De grafiek snijdt de x-as in x=1,x=3,x=5. Midden tussen de twee nulwaarden x=3 en x=5 ligt x=4 en dat correspondeert op de grafiek met het punt (4,3).De raaklijn aan f in het punt ( 4,3) heeft als vergelijking y=-x+1 Deze raaklijn gaat precies door het derde nulpunt van f,namelijk(1,0). In het voorbeeld heeft de functie 3 verschillende nulwaarden. *Neem een functie met 3 verschillende nulwaarden en controleer de eigenschap. *Neem een functie met 3 nulwaarden waarvan er 2 gelijk zijn en controleer de eigenschap Ok kunnen jullie mij dit heel rustig uitleggen met veel tussenstappen zodat ik het kan begrijpen, Bij voorbaat dank
robert
3de graad ASO - woensdag 19 oktober 2005
Antwoord
Beste Roberto,
Dit zal in het algemeen steeds gelden, maar het is aan jou om zelf te proberen een bewijs te leveren. Een algemene functie van de derde graad met nulpunten op x = a, x = b en x = c is:y = k(x-a)(x-b)(x-c) met k een willekeurige schaalfactor.

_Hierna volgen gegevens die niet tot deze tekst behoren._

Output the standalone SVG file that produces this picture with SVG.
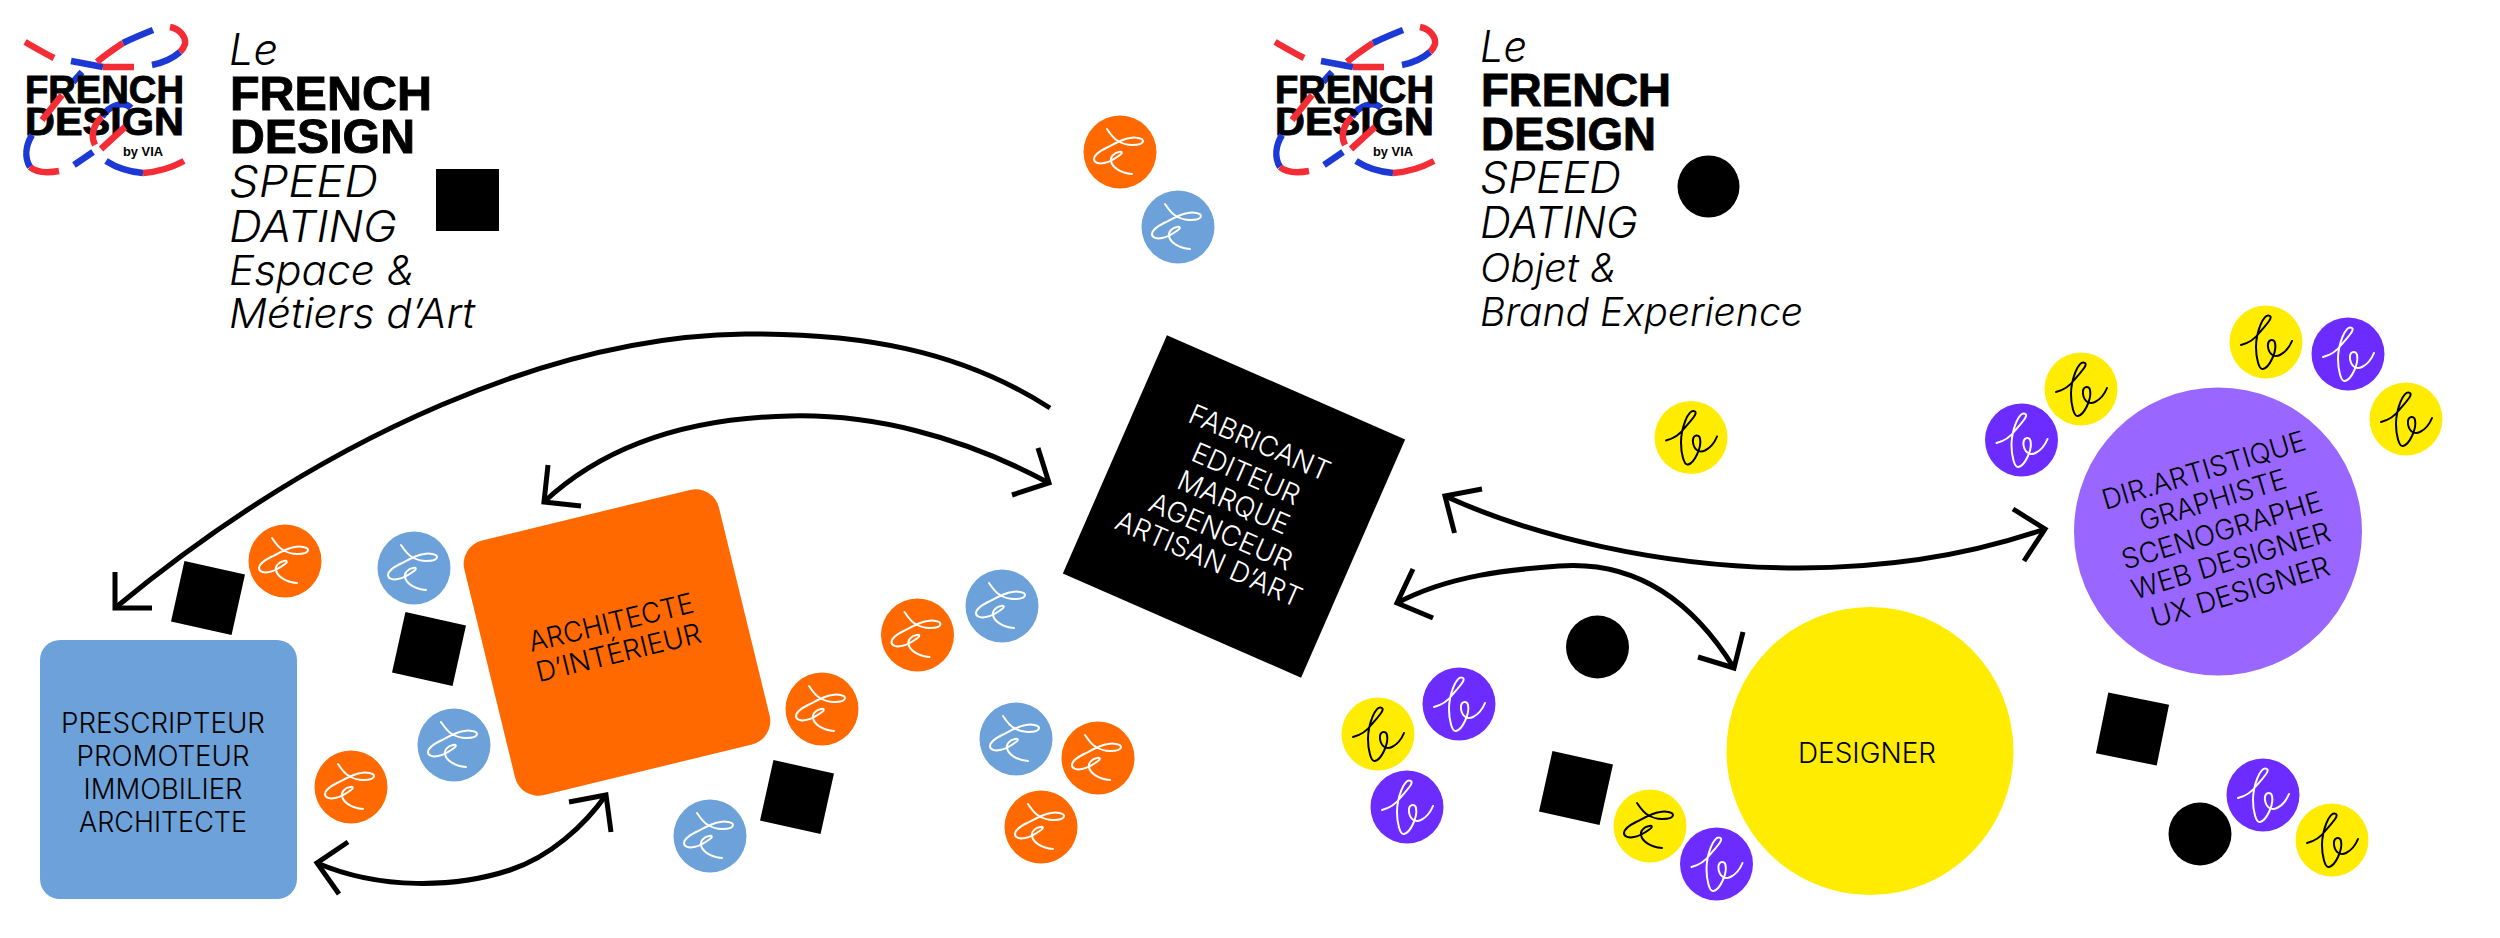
<svg xmlns="http://www.w3.org/2000/svg" width="2500" height="938" viewBox="0 0 2500 938">
<style>
.h{font-family:"Inter","Liberation Sans",sans-serif;font-weight:300;font-style:italic;fill:#000}
.b{font-family:"Liberation Sans",Arial,sans-serif;font-weight:700;fill:#000}
.fb{stroke:#000;stroke-width:.9}
.l{font-family:"Inter","Liberation Sans",sans-serif;font-weight:300;font-size:28px;text-anchor:middle;fill:#000}
.lw{fill:#fff}
.arrow{fill:none;stroke:#000;stroke-width:5}
.sig{fill:none;stroke-width:2;stroke-linecap:round;stroke-linejoin:round}
.w{stroke:#fff}.k{stroke:#000}
.lr{fill:none;stroke:#f42c35;stroke-width:6.5}
.lb{fill:none;stroke:#1c39d6;stroke-width:6.5}
.o{fill:#ff6900}.s{fill:#6ca2d9}.y{fill:#ffec00}.p{fill:#6c2bff}
</style>
<defs>
<path id="te" d="M-13,-23 C-9,-17 -6,-13 -2,-11 C3,-8 8,-7 12,-7 C17,-7 23,-8 23,-11 C23,-14 15,-15 10,-14 C2,-13 -6,-8 -14,-4 C-20,-1 -26,3 -26,7 C-26,11 -21,12 -16,11 C-10,10 -4,6 0,3 C3,1 2,-1 -1,0 C-6,1 -10,5 -9,9 C-8,15 0,21 12,22"/>
<path id="be" d="M-25,3 C-17,1 -11,-3 -6,-10 C-1,-16 7,-24 4,-26 C-3,-30 -10,-8 -10,5 C-10,16 -7,28 -3,27 C3,26 11,10 9,1 C8,-4 1,-3 2,5 C3,12 8,16 14,13 C20,10 24,4 26,-1"/>
<circle id="disc" r="36.5"/>
<rect id="sq" x="-31" y="-31" width="62" height="62"/>
<g id="logo">
<path class="lb" d="M82,72 L73,82"/>
<path class="lb" d="M102,117 C108,106 124,100 131,108"/>
<text class="b fb" x="25" y="103" font-size="38.4" textLength="159" lengthAdjust="spacingAndGlyphs">FRENCH</text>
<text class="b fb" x="25" y="135" font-size="38.4" textLength="159" lengthAdjust="spacingAndGlyphs">DESIGN</text>
<text class="b" x="123" y="156" font-size="13.5" textLength="40" lengthAdjust="spacingAndGlyphs">by VIA</text>
<path class="lr" d="M25,42 C34,47 44,53 54,58"/>
<path class="lb" d="M71,61 C82,63 92,65 103,67"/>
<path class="lr" d="M103,67 L134,67"/>
<path class="lr" d="M97,62 C105,55 114,49 123,43"/>
<path class="lb" d="M123,43 C133,38 143,34 153,30"/>
<path class="lr" d="M170,27 C180,29 186,37 185,44 C184,48 182,50 180,52"/>
<path class="lb" d="M180,52 C172,59 162,63 152,65"/>
<path class="lr" d="M62,95 L42,120"/>
<path class="lr" d="M102,117 C94,124 90,135 95,145"/>
<path class="lr" d="M125,127 L101,149"/>
<path class="lb" d="M93,152 L74,165"/>
<path class="lb" d="M32,135 C26,145 24,157 30,167"/>
<path class="lr" d="M30,167 C37,173 48,173 59,171"/>
<path class="lb" d="M106,161 C117,168 130,172 143,173"/>
<path class="lr" d="M143,173 C157,172 171,168 184,161"/>
</g>
</defs>

<g id="header-espace">
<use href="#logo"/>
<text class="h" x="229" y="65" font-size="44" textLength="49" lengthAdjust="spacingAndGlyphs">Le</text>
<text class="b fb" x="230" y="110" font-size="48" textLength="202" lengthAdjust="spacingAndGlyphs">FRENCH</text>
<text class="b fb" x="230" y="153" font-size="48" textLength="185" lengthAdjust="spacingAndGlyphs">DESIGN</text>
<text class="h" x="229" y="197" font-size="44" textLength="149" lengthAdjust="spacingAndGlyphs">SPEED</text>
<text class="h" x="229" y="242" font-size="44" textLength="168" lengthAdjust="spacingAndGlyphs">DATING</text>
<text class="h" x="229" y="285" font-size="41" textLength="186" lengthAdjust="spacingAndGlyphs">Espace &amp;</text>
<text class="h" x="229" y="328" font-size="41" textLength="246" lengthAdjust="spacingAndGlyphs">Métiers d’Art</text>
<rect x="436" y="169" width="63" height="62"/>
</g>
<g id="header-objet">
<use href="#logo" x="1250"/>
<text class="h" x="1480" y="62" font-size="44" textLength="47" lengthAdjust="spacingAndGlyphs">Le</text>
<text class="b fb" x="1481" y="106" font-size="45.6" textLength="190" lengthAdjust="spacingAndGlyphs">FRENCH</text>
<text class="b fb" x="1481" y="150" font-size="45.6" textLength="175" lengthAdjust="spacingAndGlyphs">DESIGN</text>
<text class="h" x="1480" y="193" font-size="44" textLength="141" lengthAdjust="spacingAndGlyphs">SPEED</text>
<text class="h" x="1480" y="238" font-size="44" textLength="158" lengthAdjust="spacingAndGlyphs">DATING</text>
<text class="h" x="1480" y="282" font-size="39" textLength="137" lengthAdjust="spacingAndGlyphs">Objet &amp;</text>
<text class="h" x="1480" y="326" font-size="39" textLength="323" lengthAdjust="spacingAndGlyphs">Brand Experience</text>
<circle cx="1708.5" cy="186.5" r="31"/>
</g>

<g id="connectors">
<path class="arrow" d="M1050,408 C960,350 860,333 745,334 C560,336 330,430 115,608"/>
<path class="arrow" d="M115,572 L115,608 L152,608"/>
<path class="arrow" d="M1049,483 C960,435 870,414 790,416 C690,418 605,445 544,502"/>
<path class="arrow" d="M1038,448 L1049,483 L1012,495"/>
<path class="arrow" d="M548,465 L544,502 L581,506"/>
<path class="arrow" d="M317,863 C380,890 455,888 510,870 C550,857 585,825 606,795"/>
<path class="arrow" d="M348,842 L317,863 L339,894"/>
<path class="arrow" d="M569,802 L606,795 L611,832"/>
<path class="arrow" d="M1445,496 C1530,535 1660,568 1799,568 C1890,568 1970,555 2045,529"/>
<path class="arrow" d="M1482,489 L1445,496 L1454.5,533"/>
<path class="arrow" d="M2013,509 L2045,529 L2024,561"/>
<path class="arrow" d="M1397,603 C1450,575 1510,569.6 1559,566 C1640,560 1695,605 1734,668"/>
<path class="arrow" d="M1413,569 L1397,603 L1433,618"/>
<path class="arrow" d="M1743,632 L1734,668 L1698,657"/>
</g>

<g id="node-prescripteur">
<rect x="40" y="640" width="257" height="259" rx="20" class="s"/>
<text class="l" x="163" y="733" textLength="204" lengthAdjust="spacingAndGlyphs">PRESCRIPTEUR</text>
<text class="l" x="163" y="766" textLength="173" lengthAdjust="spacingAndGlyphs">PROMOTEUR</text>
<text class="l" x="163" y="799" textLength="159" lengthAdjust="spacingAndGlyphs">IMMOBILIER</text>
<text class="l" x="163" y="832" textLength="168" lengthAdjust="spacingAndGlyphs">ARCHITECTE</text>
</g>
<g id="node-architecte" transform="translate(617,642.5) rotate(-13.7)">
<rect x="-131" y="-131" width="262" height="262" rx="24" class="o"/>
<text class="l" x="-1" y="-11" textLength="169" lengthAdjust="spacingAndGlyphs">ARCHITECTE</text>
<text class="l" x="-1" y="20" textLength="169" lengthAdjust="spacingAndGlyphs">D’INTÉRIEUR</text>
</g>
<g id="node-fabricant" transform="translate(1234,506.5) rotate(23.6)">
<rect x="-130" y="-130" width="260" height="260"/>
<text class="l lw" x="-2" y="-59" textLength="151" lengthAdjust="spacingAndGlyphs">FABRICANT</text>
<text class="l lw" x="-2" y="-25" textLength="115" lengthAdjust="spacingAndGlyphs">EDITEUR</text>
<text class="l lw" x="-2" y="6" textLength="119" lengthAdjust="spacingAndGlyphs">MARQUE</text>
<text class="l lw" x="-2" y="38" textLength="153" lengthAdjust="spacingAndGlyphs">AGENCEUR</text>
<text class="l lw" x="-2" y="68" textLength="200" lengthAdjust="spacingAndGlyphs">ARTISAN D’ART</text>
</g>
<g id="node-designer">
<ellipse cx="1870" cy="751" rx="143.5" ry="144" class="y"/>
<text class="l" x="1867" y="763" textLength="138" lengthAdjust="spacingAndGlyphs">DESIGNER</text>
</g>
<g id="node-direction">
<circle cx="2218" cy="531.5" r="144" fill="#9966ff"/>
<g transform="translate(2218,531.5) rotate(-16.7)">
<text class="l" x="4" y="-53" textLength="211" lengthAdjust="spacingAndGlyphs">DIR.ARTISTIQUE</text>
<text class="l" x="4" y="-22" textLength="152" lengthAdjust="spacingAndGlyphs">GRAPHISTE</text>
<text class="l" x="4" y="10" textLength="208" lengthAdjust="spacingAndGlyphs">SCENOGRAPHE</text>
<text class="l" x="4" y="41.5" textLength="206" lengthAdjust="spacingAndGlyphs">WEB DESIGNER</text>
<text class="l" x="4" y="74" textLength="185" lengthAdjust="spacingAndGlyphs">UX DESIGNER</text>
</g>
</g>

<!-- black markers -->
<g id="markers">
<use href="#sq" transform="translate(208,598) rotate(12.5)"/>
<use href="#sq" transform="translate(429,649) rotate(12.5)"/>
<use href="#sq" transform="translate(797,797) rotate(12.5)"/>
<use href="#sq" transform="translate(1576,788) rotate(12.5)"/>
<use href="#sq" transform="translate(2132.5,729) rotate(11.5)"/>
<circle cx="1597.5" cy="647" r="31.5"/>
<circle cx="2200" cy="834" r="31.5"/>
</g>

<!-- small signature discs: te = orange, blue, yellow; be = yellow, purple -->
<g id="discs">
<g transform="translate(285,561)"><use href="#disc" class="o"/><use href="#te" class="sig w"/></g>
<g transform="translate(414,568)"><use href="#disc" class="s"/><use href="#te" class="sig w"/></g>
<g transform="translate(454,745)"><use href="#disc" class="s"/><use href="#te" class="sig w"/></g>
<g transform="translate(351,787)"><use href="#disc" class="o"/><use href="#te" class="sig w"/></g>
<g transform="translate(710,836)"><use href="#disc" class="s"/><use href="#te" class="sig w"/></g>
<g transform="translate(822,709)"><use href="#disc" class="o"/><use href="#te" class="sig w"/></g>
<g transform="translate(917.5,635)"><use href="#disc" class="o"/><use href="#te" class="sig w"/></g>
<g transform="translate(1002,606)"><use href="#disc" class="s"/><use href="#te" class="sig w"/></g>
<g transform="translate(1016,739)"><use href="#disc" class="s"/><use href="#te" class="sig w"/></g>
<g transform="translate(1098,758)"><use href="#disc" class="o"/><use href="#te" class="sig w"/></g>
<g transform="translate(1041,827)"><use href="#disc" class="o"/><use href="#te" class="sig w"/></g>
<g transform="translate(1120,152)"><use href="#disc" class="o"/><use href="#te" class="sig w"/></g>
<g transform="translate(1178,227)"><use href="#disc" class="s"/><use href="#te" class="sig w"/></g>
<g transform="translate(1650,826)"><use href="#disc" class="y"/><use href="#te" class="sig k"/></g>
<g transform="translate(1691,437.5)"><use href="#disc" class="y"/><use href="#be" class="sig k"/></g>
<g transform="translate(1378,734)"><use href="#disc" class="y"/><use href="#be" class="sig k"/></g>
<g transform="translate(1459,704)"><use href="#disc" class="p"/><use href="#be" class="sig w"/></g>
<g transform="translate(1407,807)"><use href="#disc" class="p"/><use href="#be" class="sig w"/></g>
<g transform="translate(1716.5,864)"><use href="#disc" class="p"/><use href="#be" class="sig w"/></g>
<g transform="translate(2266,342)"><use href="#disc" class="y"/><use href="#be" class="sig k"/></g>
<g transform="translate(2348,354)"><use href="#disc" class="p"/><use href="#be" class="sig w"/></g>
<g transform="translate(2406,419)"><use href="#disc" class="y"/><use href="#be" class="sig k"/></g>
<g transform="translate(2081,389)"><use href="#disc" class="y"/><use href="#be" class="sig k"/></g>
<g transform="translate(2021.5,440)"><use href="#disc" class="p"/><use href="#be" class="sig w"/></g>
<g transform="translate(2263,795)"><use href="#disc" class="p"/><use href="#be" class="sig w"/></g>
<g transform="translate(2332,840)"><use href="#disc" class="y"/><use href="#be" class="sig k"/></g>
</g>
</svg>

Neem nu een punt P waarvoor x in het midden tussen twee nulpunten ligt, bijvoorbeeld (a+b)/2. Je kan dan aan de hand van de vergelijking ook y berekenen. Je kan eveneens de afgeleide in dat punt berekenen en dus kan je de raaklijn opstellen. Kijk dan waar die raaklijn de x-as snijdt, dat zou het 3e nulpunt c moeten geven.
Het is redelijk wat rekenwerk waar je je doorheen zal moeten worstelen, maar het hele denkwerk is al voor je gedaan. Nu is het aan jou, niet te snel opgeven
Als het niet lukt en je wil meer uitleg, laat dan wel zien waar je vastzit.